If COVID-19 Is Brought Home From Work— Can Lawsuit Follow?

If COVID-19 Is Brought Home From Work— Can Lawsuit Follow?

Employers, landlords and any party potentially subject to a premises liability action would be well advised to consider the consequences when COVID-19 is contracted on their property and then spread from the infected party to a family member.

A new lawsuit highlights the unresolved intersection between traditional tort law duty analysis and the expansive view of foreseeability in so-called secondary exposure torts to address the scenario where COVID-19 was allegedly brought home from work, with tragic consequences.

In the action recently filed in Kane County, Illinois (a Chicago “Collar County”), the Estate of Esperanza Ugalde seeks damages for her wrongful death, which occurred after she purportedly contracted the virus from her husband, a butcher at a local meatpacking plant.

The Complaint recites various purported wrongdoing by the meatpacker, including not enacting a COVID-19 prevention plan, failing to provide its employees with personal protective equipment (PPE), and failing to take measures consistent with Centers for Disease Control (CDC) guidelines to mitigate the spread, such as disinfecting the plant or enforcing social distancing on the work floor, after it became aware that employees had contracted the virus.

The Complaint alleges that Esperanza died four days after her husband contracted the virus.

Thus, this case necessitates a traditional tort analysis involving an assessment of the defendant’s legal duties and the foreseeability of plaintiff’s injuries, in the context where the injured party was not an employee of the defendant and was not present at the allegedly unsafe workplace.

Illinois courts look at four factors to determine whether a duty ran from the defendant to the plaintiff: (1) the reasonable foreseeability of the injury, (2) the likelihood of the injury, (3) the magnitude of the burden of guarding against the injury, and (4) the consequences of placing that burden on the defendant.
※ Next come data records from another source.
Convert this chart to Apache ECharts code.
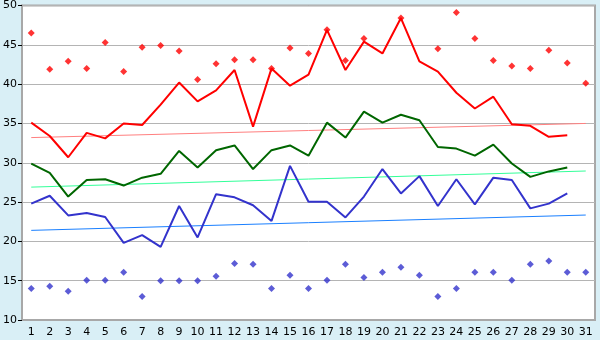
<!DOCTYPE html>
<html>
<head>
<meta charset="utf-8">
<script src="https://cdn.jsdelivr.net/npm/echarts@6/dist/echarts.min.js"></script>
<style>
  html, body { margin: 0; padding: 0; background: #d9eff6; }
  #chart { width: 600px; height: 340px; }
</style>
</head>
<body>
<div id="chart"></div>
<script>
const days = Array.from({ length: 31 }, (_, i) => String(i + 1));

// daily series
const redLine = [35.1, 33.4, 30.7, 33.8, 33.1, 35.0, 34.8, 37.4, 40.2, 37.8,
  39.2, 41.8, 34.6, 42.0, 39.8, 41.2, 46.9, 41.8, 45.4, 43.9,
  48.4, 42.9, 41.6, 38.9, 36.9, 38.4, 34.9, 34.7, 33.3, 33.5, null];
const redMax = [46.5, 41.9, 42.9, 42.0, 45.3, 41.6, 44.7, 44.9, 44.2, 40.6,
  42.6, 43.1, 43.1, 42.0, 44.6, 43.9, 46.9, 43.0, 45.8, null,
  48.4, null, 44.5, 49.1, 45.8, 43.0, 42.3, 42.0, 44.3, 42.7, 40.1];
const greenLine = [29.9, 28.7, 25.7, 27.8, 27.9, 27.1, 28.1, 28.6, 31.5, 29.4,
  31.6, 32.2, 29.2, 31.6, 32.2, 30.9, 35.1, 33.2, 36.5, 35.1,
  36.1, 35.4, 32.0, 31.8, 30.9, 32.3, 29.9, 28.2, 28.9, 29.4, null];
const blueLine = [24.8, 25.8, 23.3, 23.6, 23.1, 19.8, 20.8, 19.3, 24.5, 20.5,
  26.0, 25.6, 24.6, 22.6, 29.6, 25.05, 25.05, 23.05, 25.7, 29.2,
  26.1, 28.3, 24.5, 27.9, 24.7, 28.1, 27.8, 24.2, 24.8, 26.1, null];
const blueMin = [14.0, 14.3, 13.65, 15.05, 15.05, 16.07, 13.0, 15.0, 15.0, 15.0,
  15.55, 17.2, 17.1, 14.0, 15.7, 14.0, 15.05, 17.1, 15.4, 16.07,
  16.7, 15.7, 13.0, 14.0, 16.07, 16.07, 15.05, 17.1, 17.5, 16.07, 16.07];

// trend lines: value at day 1 and day 31
const redTrend = [33.2, 35.0];
const greenTrend = [26.9, 28.95];
const blueTrend = [21.4, 23.35];

const yTicks = { min: 10, max: 50, step: 5 };

const font = 'DejaVu Sans, Verdana, sans-serif';

function trend(ends) {
  return [[0, ends[0]], [days.length - 1, ends[1]]];
}

function line(name, data, color, width) {
  return {
    name, type: 'line', data, showSymbol: false, animation: false,
    lineStyle: { color, width }, itemStyle: { color }, z: 3
  };
}

function dots(name, data, color) {
  return {
    name, type: 'scatter', data, symbol: 'diamond', symbolSize: 7,
    itemStyle: { color }, animation: false, z: 4
  };
}

const chart = echarts.init(document.getElementById('chart'));
chart.setOption({
  backgroundColor: '#d9eff6',
  grid: {
    left: 20, right: 5, top: 5, bottom: 20,
    show: true, backgroundColor: '#ffffff', borderColor: '#a8a8a8', borderWidth: 2
  },
  xAxis: {
    type: 'category',
    data: days,
    boundaryGap: true,
    axisLine: { lineStyle: { color: '#a8a8a8', width: 2 } },
    axisTick: { alignWithLabel: true, length: 5, lineStyle: { color: '#000000' } },
    axisLabel: { color: '#000', fontFamily: font, fontSize: 11, margin: 7, interval: 0 },
    splitLine: { show: false }
  },
  yAxis: {
    type: 'value',
    min: yTicks.min, max: yTicks.max, interval: yTicks.step,
    axisLine: { show: true, lineStyle: { color: '#a8a8a8', width: 2 } },
    axisTick: { show: true, length: 4, lineStyle: { color: '#000000' } },
    axisLabel: { color: '#000', fontFamily: font, fontSize: 11, margin: 5 },
    splitLine: { lineStyle: { color: '#b4b4b4', width: 1 } }
  },
  series: [
    line('redTrend', trend(redTrend), '#ff8080', 1),
    line('greenTrend', trend(greenTrend), '#33ff99', 1),
    line('blueTrend', trend(blueTrend), '#1a80ff', 1),
    line('red', redLine, '#ff0000', 2),
    line('green', greenLine, '#006600', 2),
    line('blue', blueLine, '#3333cc', 2),
    dots('max', redMax, '#ff0000'),
    dots('min', blueMin, '#3333cc')
  ]
});
</script>
</body>
</html>
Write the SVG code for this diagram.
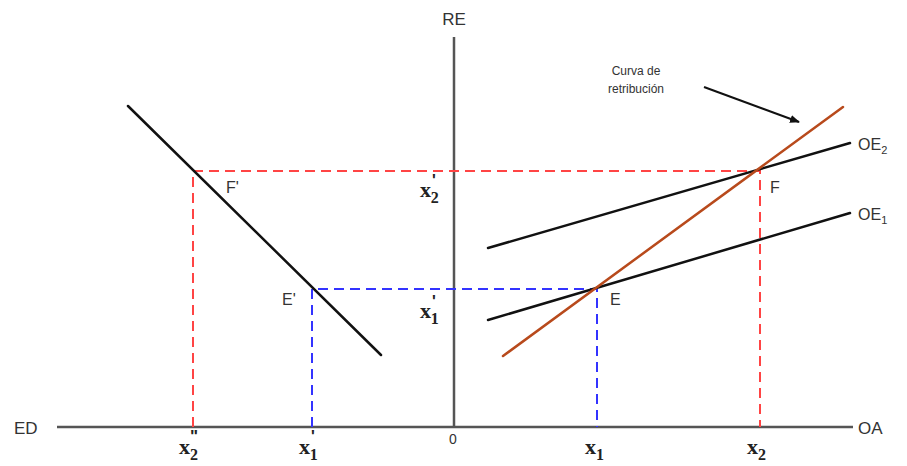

Stearns v. Ridge Ambulance Serv., Inc. 2015 IL App (2d) 140908, at 10.

A line of Illinois cases, which could materially impact the success of this claim, involve secondary exposure to asbestos. There, as in this case, it was alleged that the defendant failed to prevent a dangerous workplace exposure and that it was foreseeable that the exposure would extend to family members, who were not employees.

In Simpkins v. CSX Transp., Inc., 2012 IL 110662, 965 N.E.2d 1092, at issue was the plaintiff’s claim that her mother died from injuries incurred through her exposure to the asbestos on the work clothing of plaintiff’s father. After the trial court dismissed the complaint, the Illinois Appellate Court, Fifth District, reversed, holding that the potential injury to the decedent was foreseeable and that plaintiff had sufficiently alleged that defendant owed a duty to the deceased.

In a 4-2 decision, the Illinois Supreme Court affirmed the reversal of the trial court, but it disagreed with the Appellate Court’s conclusion that plaintiff had sufficiently pleaded a cause of action. It remanded the case with the instruction that plaintiff be allowed to amend her pleading to include additional facts, which could support the existence of a duty on the part of the employer, and in so doing, the Court sidestepped addressing the policy issues underlying whether such a duty should exist.

One of the two dissenting justices was the current chief justice, who took the position that, as a matter of law, there is no duty to prevent secondary exposure.

Four years later, the question was presented to the Northern District of Illinois, sitting in diversity jurisdiction, and Judge Aspen noted the absence of guidance from Illinois courts. In Neumann v. Borg-Warner Morse Tec LLC, 168 F.Supp. 3d 1116 (N.D. Ill 2016), at issue was the claim of a mother who laundered the work clothes of her son who was employed at a gas station and exposed to asbestos-containing products manufactured and distributed by the defendants.

The Neumann court addressed the policy issues, which were embedded in the question of whether the employer owed a duty to the non-employee family member, and it focused on the third and fourth factors, “the magnitude of the burden of guarding against the injury” and “the consequences of placing that burden on the defendant.” Neumann at 1122, quoting Simpkins, 358 Ill. Dec. at 618.

Implying that such a burden and the consequences of it were material, stating the Supreme Court did not provide any guidance, and noting that there was a split of authority in the appellate court, citing Holmes v. Pneumo Abex, L.L.C., 353 Ill. Dec. 362 (4th Dist. 2011) and Simpkins, 401 Ill. App. 3d 1109 (5th Dist 2010), the Neumann court refused to expand the scope of potential liability to the secondarily exposed plaintiff, without more direction from the Illinois courts. Judge Aspen also took note that the majority of states, which had addressed the question, had not expanded liability to secondarily exposed plaintiffs.

The asbestos cases are likely instructive on the framework courts will utilize in assessing the seemingly open question of the legal duties of business and property owners when COVID-19 is allegedly contracted at work and then spread at home. Employers and landlords may wish to consider consulting with counsel regarding this potential expansion of liability.